Task to carry out: Your output must consist solely of the lines from the one containing "Output the LaTeX" through the end of the records, reproduced exactly.

------ Data supplied ------

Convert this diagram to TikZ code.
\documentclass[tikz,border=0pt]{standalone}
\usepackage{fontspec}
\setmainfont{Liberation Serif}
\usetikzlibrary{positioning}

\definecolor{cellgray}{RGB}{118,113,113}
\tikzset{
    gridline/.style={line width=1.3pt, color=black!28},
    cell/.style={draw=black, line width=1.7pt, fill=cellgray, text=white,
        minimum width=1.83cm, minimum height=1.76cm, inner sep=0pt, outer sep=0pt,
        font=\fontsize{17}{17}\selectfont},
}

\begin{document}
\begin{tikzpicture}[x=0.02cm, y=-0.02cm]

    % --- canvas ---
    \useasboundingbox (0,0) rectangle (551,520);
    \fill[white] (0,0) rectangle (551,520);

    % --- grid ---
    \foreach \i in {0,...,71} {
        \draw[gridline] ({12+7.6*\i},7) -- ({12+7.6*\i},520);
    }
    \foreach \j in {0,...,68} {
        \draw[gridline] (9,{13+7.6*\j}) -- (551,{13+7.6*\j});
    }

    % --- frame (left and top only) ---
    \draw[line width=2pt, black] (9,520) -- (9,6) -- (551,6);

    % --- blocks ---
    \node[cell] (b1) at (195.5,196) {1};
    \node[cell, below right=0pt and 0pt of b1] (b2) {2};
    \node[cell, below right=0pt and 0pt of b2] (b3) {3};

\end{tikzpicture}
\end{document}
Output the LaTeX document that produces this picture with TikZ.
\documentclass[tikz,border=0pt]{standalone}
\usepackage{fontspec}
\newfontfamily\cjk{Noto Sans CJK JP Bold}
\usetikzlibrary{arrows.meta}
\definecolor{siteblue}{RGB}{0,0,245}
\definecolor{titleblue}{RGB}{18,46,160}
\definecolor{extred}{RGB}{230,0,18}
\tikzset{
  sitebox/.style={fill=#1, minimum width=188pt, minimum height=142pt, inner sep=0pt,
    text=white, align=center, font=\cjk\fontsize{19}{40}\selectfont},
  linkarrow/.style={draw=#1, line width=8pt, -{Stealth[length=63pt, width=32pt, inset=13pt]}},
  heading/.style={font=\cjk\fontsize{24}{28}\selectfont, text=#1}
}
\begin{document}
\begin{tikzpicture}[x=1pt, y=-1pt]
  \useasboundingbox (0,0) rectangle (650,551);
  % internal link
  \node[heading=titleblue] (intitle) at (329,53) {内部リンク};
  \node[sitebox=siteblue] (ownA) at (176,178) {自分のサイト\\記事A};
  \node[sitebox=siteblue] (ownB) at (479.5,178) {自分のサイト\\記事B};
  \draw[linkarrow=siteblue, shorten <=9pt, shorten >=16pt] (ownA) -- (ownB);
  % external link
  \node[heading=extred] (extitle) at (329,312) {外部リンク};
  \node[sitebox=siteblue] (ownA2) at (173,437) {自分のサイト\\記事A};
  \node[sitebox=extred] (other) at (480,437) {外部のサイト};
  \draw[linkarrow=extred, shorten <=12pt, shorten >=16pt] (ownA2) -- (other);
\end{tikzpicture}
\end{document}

------

Exercise output:
Output the LaTeX document that produces this picture with TikZ.
\documentclass[tikz,border=0pt]{standalone}
\usepackage{fontspec}
\newfontfamily\cjk{Noto Sans CJK JP Bold}
\usetikzlibrary{arrows.meta}
\definecolor{siteblue}{RGB}{0,0,245}
\definecolor{titleblue}{RGB}{18,46,160}
\definecolor{extred}{RGB}{230,0,18}
\tikzset{
  sitebox/.style={fill=#1, minimum width=188pt, minimum height=142pt, inner sep=0pt,
    text=white, align=center, font=\cjk\fontsize{19}{40}\selectfont},
  linkarrow/.style={draw=#1, line width=8pt, -{Stealth[length=63pt, width=32pt, inset=13pt]}},
  heading/.style={font=\cjk\fontsize{24}{28}\selectfont, text=#1}
}
\begin{document}
\begin{tikzpicture}[x=1pt, y=-1pt]
  \useasboundingbox (0,0) rectangle (650,551);
  % internal link
  \node[heading=titleblue] (intitle) at (329,53) {内部リンク};
  \node[sitebox=siteblue] (ownA) at (176,178) {自分のサイト\\記事A};
  \node[sitebox=siteblue] (ownB) at (479.5,178) {自分のサイト\\記事B};
  \draw[linkarrow=siteblue, shorten <=9pt, shorten >=16pt] (ownA) -- (ownB);
  % external link
  \node[heading=extred] (extitle) at (329,312) {外部リンク};
  \node[sitebox=siteblue] (ownA2) at (173,437) {自分のサイト\\記事A};
  \node[sitebox=extred] (other) at (480,437) {外部のサイト};
  \draw[linkarrow=extred, shorten <=12pt, shorten >=16pt] (ownA2) -- (other);
\end{tikzpicture}
\end{document}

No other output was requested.